[What is asked] Print exactly the lines below between the line containing "Rebuild this chart as a Python" and the line containing "0.85, 0.895, 0.935, 0.972, 1.0]", counting both of those lines. Leave pictures out.

[Input data]
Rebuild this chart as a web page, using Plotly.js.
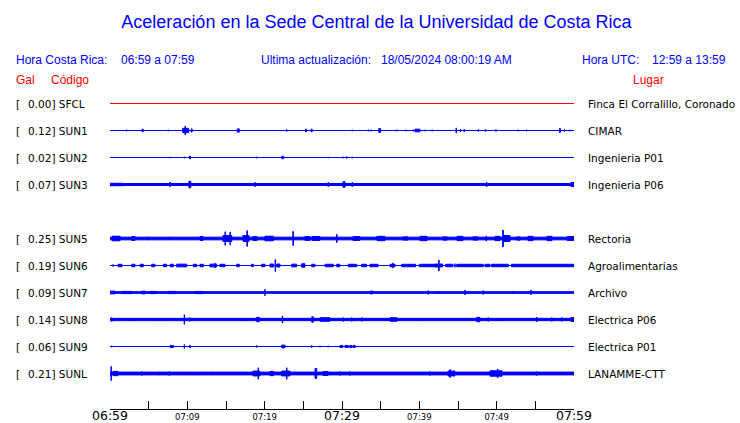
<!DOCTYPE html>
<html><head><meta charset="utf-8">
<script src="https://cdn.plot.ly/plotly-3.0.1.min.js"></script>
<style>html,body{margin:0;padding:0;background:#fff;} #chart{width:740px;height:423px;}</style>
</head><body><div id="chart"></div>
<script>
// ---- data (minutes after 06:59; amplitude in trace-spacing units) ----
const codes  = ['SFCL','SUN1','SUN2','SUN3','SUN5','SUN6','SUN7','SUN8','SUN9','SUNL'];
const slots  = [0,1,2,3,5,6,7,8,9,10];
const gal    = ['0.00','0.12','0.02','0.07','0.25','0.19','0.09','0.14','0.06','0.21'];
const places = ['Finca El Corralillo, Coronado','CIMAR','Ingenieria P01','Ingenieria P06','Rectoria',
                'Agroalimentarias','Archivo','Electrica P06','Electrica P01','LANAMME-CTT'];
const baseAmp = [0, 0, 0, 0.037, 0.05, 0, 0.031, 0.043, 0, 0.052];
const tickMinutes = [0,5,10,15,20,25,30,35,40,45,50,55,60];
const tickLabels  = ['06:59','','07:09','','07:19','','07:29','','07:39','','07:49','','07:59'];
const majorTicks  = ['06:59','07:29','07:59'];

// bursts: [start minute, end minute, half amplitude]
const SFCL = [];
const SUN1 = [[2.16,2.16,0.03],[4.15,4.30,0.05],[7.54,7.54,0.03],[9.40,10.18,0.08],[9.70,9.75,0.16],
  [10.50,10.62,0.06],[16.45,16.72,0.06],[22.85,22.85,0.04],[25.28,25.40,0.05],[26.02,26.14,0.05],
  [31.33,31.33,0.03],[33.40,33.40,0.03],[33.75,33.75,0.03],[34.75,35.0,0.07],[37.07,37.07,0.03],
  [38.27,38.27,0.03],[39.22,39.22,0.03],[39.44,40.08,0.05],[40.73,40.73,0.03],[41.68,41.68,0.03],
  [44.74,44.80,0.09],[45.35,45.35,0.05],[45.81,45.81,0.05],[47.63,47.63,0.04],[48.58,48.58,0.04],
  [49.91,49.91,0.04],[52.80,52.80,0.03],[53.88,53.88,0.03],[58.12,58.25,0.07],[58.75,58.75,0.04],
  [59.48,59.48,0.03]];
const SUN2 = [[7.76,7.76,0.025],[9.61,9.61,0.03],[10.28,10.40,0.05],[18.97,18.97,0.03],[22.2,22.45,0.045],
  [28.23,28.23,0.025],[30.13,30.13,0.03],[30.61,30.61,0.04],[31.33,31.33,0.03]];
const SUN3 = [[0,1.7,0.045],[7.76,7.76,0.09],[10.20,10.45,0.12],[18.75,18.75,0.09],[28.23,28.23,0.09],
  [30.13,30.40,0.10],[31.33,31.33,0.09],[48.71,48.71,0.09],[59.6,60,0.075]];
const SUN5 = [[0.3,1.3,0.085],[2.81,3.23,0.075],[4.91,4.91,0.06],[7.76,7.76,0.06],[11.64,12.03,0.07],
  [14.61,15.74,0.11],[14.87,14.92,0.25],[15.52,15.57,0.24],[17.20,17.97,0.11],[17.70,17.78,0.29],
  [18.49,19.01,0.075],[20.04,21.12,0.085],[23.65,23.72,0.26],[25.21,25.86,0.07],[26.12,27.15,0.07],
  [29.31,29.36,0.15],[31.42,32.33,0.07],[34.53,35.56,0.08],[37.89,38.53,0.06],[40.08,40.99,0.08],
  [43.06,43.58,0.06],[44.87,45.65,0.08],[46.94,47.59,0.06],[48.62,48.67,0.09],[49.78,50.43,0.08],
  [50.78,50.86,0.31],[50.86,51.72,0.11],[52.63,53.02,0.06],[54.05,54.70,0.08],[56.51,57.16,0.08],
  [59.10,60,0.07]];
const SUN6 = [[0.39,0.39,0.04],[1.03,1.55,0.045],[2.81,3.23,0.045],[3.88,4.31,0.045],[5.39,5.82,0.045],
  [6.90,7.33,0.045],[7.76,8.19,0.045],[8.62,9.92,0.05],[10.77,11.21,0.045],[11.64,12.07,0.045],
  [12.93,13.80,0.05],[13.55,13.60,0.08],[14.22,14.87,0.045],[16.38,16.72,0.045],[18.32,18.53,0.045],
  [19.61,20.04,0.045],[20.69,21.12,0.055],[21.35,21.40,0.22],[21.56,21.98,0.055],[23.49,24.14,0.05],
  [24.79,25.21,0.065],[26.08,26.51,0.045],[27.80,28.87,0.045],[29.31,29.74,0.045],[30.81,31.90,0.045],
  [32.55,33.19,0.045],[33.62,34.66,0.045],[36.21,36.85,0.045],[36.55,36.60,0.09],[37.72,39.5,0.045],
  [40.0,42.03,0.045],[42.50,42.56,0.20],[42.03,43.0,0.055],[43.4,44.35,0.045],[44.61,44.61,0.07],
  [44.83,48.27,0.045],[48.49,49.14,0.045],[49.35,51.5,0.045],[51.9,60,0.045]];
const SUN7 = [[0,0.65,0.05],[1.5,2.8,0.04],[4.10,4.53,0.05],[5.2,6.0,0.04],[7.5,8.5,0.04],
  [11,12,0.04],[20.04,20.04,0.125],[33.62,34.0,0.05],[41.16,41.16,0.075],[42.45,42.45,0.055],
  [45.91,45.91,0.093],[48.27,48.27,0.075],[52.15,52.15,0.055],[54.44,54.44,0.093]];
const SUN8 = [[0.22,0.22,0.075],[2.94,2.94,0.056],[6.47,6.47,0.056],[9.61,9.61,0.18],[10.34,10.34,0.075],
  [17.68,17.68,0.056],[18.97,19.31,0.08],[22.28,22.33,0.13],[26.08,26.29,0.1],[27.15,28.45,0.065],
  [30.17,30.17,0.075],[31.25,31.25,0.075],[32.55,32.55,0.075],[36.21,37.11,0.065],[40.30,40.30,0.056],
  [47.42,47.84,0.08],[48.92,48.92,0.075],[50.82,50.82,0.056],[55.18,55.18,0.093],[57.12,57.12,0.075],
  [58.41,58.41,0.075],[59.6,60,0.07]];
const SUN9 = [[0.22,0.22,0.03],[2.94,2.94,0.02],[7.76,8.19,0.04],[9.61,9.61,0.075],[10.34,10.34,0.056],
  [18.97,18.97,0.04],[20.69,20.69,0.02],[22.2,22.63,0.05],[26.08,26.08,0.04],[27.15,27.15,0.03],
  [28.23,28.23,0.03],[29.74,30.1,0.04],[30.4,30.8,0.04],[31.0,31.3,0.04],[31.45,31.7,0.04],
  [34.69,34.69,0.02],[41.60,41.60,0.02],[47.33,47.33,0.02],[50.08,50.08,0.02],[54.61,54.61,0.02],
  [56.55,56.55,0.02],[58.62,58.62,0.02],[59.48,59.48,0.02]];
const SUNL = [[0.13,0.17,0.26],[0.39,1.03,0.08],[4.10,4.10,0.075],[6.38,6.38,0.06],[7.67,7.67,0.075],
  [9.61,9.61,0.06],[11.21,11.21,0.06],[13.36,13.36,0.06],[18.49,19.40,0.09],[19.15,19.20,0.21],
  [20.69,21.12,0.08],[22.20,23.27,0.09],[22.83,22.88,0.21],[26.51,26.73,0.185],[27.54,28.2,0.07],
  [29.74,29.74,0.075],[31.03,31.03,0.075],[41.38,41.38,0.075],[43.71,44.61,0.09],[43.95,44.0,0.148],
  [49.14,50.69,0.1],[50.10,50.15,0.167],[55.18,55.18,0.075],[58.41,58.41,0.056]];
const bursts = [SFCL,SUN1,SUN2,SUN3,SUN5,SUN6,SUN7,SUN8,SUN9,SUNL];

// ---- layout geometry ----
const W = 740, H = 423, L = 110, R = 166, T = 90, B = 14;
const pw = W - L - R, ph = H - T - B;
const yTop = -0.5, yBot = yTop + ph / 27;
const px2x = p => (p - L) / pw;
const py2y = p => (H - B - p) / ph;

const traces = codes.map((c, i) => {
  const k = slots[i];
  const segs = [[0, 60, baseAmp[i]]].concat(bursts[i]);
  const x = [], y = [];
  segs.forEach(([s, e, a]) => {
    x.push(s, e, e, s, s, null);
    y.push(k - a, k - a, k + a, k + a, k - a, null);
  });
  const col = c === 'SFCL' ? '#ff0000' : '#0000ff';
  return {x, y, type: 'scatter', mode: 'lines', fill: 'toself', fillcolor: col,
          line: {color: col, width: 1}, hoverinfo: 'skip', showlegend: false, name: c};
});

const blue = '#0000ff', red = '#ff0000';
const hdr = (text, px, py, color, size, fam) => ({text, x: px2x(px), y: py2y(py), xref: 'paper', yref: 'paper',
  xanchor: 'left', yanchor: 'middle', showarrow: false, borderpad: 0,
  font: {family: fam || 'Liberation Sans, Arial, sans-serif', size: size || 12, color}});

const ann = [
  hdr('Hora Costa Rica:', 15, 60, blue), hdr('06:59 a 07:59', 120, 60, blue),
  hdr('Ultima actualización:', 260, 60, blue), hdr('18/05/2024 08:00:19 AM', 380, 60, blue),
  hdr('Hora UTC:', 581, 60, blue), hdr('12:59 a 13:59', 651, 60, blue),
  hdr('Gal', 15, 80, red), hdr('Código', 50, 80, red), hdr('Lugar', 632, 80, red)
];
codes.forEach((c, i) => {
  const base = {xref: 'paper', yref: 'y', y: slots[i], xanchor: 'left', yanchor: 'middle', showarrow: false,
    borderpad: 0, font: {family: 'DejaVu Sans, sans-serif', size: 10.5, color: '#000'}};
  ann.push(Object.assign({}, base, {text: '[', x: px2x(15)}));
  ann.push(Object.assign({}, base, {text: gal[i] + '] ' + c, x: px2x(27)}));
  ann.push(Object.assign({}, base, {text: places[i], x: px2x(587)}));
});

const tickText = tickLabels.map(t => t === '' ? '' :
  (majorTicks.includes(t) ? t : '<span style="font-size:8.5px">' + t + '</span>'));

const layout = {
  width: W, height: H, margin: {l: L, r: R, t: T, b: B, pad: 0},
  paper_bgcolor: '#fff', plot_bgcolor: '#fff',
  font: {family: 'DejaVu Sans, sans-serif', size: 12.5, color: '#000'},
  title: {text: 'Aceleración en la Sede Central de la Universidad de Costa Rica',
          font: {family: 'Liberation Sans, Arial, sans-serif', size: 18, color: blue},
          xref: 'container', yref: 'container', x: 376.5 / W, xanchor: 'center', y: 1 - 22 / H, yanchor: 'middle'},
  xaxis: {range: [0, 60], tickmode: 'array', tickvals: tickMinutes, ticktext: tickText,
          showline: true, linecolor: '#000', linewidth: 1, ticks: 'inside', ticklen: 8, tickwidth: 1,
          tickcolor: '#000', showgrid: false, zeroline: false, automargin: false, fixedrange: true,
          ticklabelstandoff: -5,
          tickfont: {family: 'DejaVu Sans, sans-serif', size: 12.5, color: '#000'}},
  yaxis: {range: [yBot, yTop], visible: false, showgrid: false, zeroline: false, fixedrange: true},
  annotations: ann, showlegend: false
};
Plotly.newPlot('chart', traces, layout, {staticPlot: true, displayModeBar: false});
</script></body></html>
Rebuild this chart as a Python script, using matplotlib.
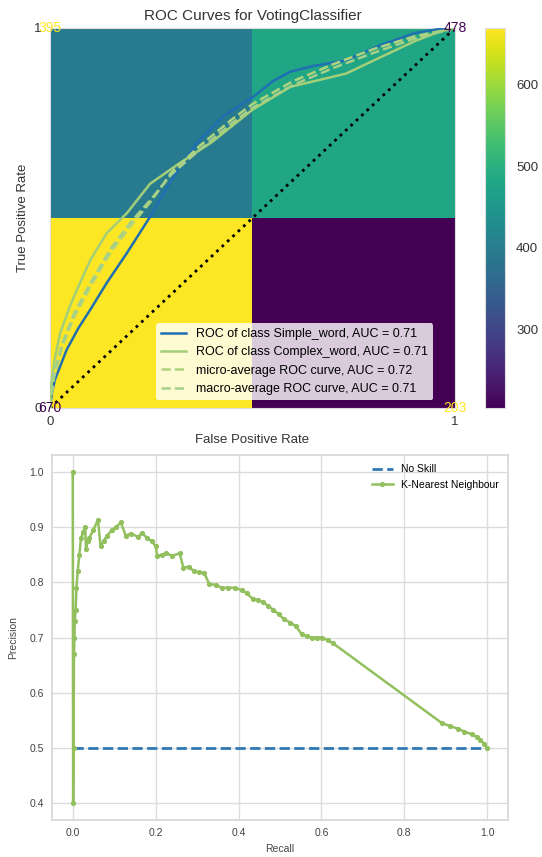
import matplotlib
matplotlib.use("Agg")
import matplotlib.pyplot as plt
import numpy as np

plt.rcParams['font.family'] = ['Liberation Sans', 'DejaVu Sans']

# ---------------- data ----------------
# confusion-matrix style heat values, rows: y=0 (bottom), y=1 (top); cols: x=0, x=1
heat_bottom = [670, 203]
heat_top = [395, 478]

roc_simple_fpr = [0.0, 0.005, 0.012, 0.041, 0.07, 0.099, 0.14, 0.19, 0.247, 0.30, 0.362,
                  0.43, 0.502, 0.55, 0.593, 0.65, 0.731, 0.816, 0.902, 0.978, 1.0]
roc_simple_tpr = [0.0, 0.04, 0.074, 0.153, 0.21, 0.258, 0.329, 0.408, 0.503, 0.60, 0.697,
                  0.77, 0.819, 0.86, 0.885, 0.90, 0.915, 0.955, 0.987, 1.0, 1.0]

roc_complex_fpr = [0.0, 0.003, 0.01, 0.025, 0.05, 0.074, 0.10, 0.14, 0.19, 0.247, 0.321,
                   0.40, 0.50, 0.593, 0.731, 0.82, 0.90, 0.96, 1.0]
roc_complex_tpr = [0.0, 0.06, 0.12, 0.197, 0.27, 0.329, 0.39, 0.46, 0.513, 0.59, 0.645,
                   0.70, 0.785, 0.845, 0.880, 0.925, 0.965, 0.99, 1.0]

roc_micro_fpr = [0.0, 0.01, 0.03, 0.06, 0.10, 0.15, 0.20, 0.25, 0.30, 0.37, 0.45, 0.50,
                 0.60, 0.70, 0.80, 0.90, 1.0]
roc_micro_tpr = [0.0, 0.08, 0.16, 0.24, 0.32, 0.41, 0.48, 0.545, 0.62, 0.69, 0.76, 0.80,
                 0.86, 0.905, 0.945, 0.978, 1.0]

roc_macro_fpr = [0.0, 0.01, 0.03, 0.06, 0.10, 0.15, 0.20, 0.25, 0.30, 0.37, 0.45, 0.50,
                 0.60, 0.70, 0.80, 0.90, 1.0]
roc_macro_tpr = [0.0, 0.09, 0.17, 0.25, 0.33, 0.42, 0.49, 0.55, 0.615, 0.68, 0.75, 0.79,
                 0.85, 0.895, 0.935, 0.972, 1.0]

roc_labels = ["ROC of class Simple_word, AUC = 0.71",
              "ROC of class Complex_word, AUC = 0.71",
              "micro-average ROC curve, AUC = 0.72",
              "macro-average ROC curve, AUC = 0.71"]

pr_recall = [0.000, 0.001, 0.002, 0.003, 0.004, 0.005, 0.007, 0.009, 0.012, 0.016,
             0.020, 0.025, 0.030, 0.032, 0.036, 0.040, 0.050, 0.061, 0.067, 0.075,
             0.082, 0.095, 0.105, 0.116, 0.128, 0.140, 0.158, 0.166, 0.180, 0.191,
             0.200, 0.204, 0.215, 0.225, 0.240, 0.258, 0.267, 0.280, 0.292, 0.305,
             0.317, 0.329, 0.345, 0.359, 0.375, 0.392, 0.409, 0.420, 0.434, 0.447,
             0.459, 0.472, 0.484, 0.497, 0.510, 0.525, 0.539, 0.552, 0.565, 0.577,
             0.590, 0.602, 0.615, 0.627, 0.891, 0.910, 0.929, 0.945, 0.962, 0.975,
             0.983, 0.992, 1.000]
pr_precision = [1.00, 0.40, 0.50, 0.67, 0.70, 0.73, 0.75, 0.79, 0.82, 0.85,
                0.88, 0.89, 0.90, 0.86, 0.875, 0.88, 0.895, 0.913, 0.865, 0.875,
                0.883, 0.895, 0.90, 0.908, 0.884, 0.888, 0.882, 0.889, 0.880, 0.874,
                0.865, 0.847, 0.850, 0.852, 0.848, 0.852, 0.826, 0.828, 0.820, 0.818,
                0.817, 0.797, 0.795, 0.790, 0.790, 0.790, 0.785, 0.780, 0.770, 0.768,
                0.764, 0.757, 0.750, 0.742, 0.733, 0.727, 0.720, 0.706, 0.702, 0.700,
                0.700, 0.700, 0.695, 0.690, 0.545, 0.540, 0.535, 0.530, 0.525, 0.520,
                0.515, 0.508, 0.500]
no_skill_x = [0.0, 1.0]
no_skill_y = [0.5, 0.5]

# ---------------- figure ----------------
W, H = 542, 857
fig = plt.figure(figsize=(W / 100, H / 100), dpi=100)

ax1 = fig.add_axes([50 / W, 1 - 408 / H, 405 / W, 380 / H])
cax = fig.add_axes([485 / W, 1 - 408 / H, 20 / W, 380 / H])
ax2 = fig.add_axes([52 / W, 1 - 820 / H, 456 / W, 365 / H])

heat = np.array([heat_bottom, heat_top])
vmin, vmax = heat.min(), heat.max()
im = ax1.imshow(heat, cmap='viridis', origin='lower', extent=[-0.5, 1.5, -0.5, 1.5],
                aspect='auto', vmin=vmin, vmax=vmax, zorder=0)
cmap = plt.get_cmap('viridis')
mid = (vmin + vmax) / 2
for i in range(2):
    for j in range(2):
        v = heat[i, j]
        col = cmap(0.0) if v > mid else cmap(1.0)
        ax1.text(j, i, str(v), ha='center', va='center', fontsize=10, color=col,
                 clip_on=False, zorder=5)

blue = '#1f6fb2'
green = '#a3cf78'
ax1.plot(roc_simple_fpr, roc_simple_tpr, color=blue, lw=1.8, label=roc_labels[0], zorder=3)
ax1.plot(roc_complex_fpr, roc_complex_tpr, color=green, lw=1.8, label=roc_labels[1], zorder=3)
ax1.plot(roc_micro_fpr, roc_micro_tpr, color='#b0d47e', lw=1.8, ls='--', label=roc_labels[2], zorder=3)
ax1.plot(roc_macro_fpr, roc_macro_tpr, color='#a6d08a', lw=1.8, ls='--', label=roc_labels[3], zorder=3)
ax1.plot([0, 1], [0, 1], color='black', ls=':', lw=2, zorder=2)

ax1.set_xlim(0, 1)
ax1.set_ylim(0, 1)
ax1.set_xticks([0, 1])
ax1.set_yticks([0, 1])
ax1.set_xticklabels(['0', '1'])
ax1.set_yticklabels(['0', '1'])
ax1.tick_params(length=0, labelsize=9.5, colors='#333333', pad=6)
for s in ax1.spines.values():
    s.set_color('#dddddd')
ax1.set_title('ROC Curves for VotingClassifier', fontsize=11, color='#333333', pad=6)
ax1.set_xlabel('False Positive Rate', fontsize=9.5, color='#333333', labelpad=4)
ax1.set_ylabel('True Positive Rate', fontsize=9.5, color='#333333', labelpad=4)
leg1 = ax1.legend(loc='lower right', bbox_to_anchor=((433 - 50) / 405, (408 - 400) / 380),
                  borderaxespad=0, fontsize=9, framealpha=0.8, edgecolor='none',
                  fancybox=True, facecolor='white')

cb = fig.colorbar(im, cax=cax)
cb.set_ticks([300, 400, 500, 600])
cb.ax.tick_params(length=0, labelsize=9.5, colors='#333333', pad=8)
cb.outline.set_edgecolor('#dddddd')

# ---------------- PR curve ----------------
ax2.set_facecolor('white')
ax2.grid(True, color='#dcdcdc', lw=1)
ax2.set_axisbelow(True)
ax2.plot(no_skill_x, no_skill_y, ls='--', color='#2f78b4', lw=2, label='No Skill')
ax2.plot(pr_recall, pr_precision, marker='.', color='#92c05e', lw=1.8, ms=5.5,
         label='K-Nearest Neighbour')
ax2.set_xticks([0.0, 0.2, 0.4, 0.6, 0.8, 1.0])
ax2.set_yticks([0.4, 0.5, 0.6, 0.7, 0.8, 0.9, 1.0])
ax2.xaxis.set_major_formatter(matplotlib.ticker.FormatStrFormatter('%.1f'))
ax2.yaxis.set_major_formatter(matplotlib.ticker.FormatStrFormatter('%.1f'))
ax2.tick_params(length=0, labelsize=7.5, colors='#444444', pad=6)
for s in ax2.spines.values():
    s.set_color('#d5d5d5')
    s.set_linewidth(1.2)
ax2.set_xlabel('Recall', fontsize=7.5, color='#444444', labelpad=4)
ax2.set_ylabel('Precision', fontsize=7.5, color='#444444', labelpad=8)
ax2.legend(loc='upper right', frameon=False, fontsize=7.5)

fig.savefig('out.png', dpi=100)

[Task result]
Rebuild this chart as a Python script, using matplotlib.
import matplotlib
matplotlib.use("Agg")
import matplotlib.pyplot as plt
import numpy as np

plt.rcParams['font.family'] = ['Liberation Sans', 'DejaVu Sans']

# ---------------- data ----------------
# confusion-matrix style heat values, rows: y=0 (bottom), y=1 (top); cols: x=0, x=1
heat_bottom = [670, 203]
heat_top = [395, 478]

roc_simple_fpr = [0.0, 0.005, 0.012, 0.041, 0.07, 0.099, 0.14, 0.19, 0.247, 0.30, 0.362,
                  0.43, 0.502, 0.55, 0.593, 0.65, 0.731, 0.816, 0.902, 0.978, 1.0]
roc_simple_tpr = [0.0, 0.04, 0.074, 0.153, 0.21, 0.258, 0.329, 0.408, 0.503, 0.60, 0.697,
                  0.77, 0.819, 0.86, 0.885, 0.90, 0.915, 0.955, 0.987, 1.0, 1.0]

roc_complex_fpr = [0.0, 0.003, 0.01, 0.025, 0.05, 0.074, 0.10, 0.14, 0.19, 0.247, 0.321,
                   0.40, 0.50, 0.593, 0.731, 0.82, 0.90, 0.96, 1.0]
roc_complex_tpr = [0.0, 0.06, 0.12, 0.197, 0.27, 0.329, 0.39, 0.46, 0.513, 0.59, 0.645,
                   0.70, 0.785, 0.845, 0.880, 0.925, 0.965, 0.99, 1.0]

roc_micro_fpr = [0.0, 0.01, 0.03, 0.06, 0.10, 0.15, 0.20, 0.25, 0.30, 0.37, 0.45, 0.50,
                 0.60, 0.70, 0.80, 0.90, 1.0]
roc_micro_tpr = [0.0, 0.08, 0.16, 0.24, 0.32, 0.41, 0.48, 0.545, 0.62, 0.69, 0.76, 0.80,
                 0.86, 0.905, 0.945, 0.978, 1.0]

roc_macro_fpr = [0.0, 0.01, 0.03, 0.06, 0.10, 0.15, 0.20, 0.25, 0.30, 0.37, 0.45, 0.50,
                 0.60, 0.70, 0.80, 0.90, 1.0]
roc_macro_tpr = [0.0, 0.09, 0.17, 0.25, 0.33, 0.42, 0.49, 0.55, 0.615, 0.68, 0.75, 0.79,
                 0.85, 0.895, 0.935, 0.972, 1.0]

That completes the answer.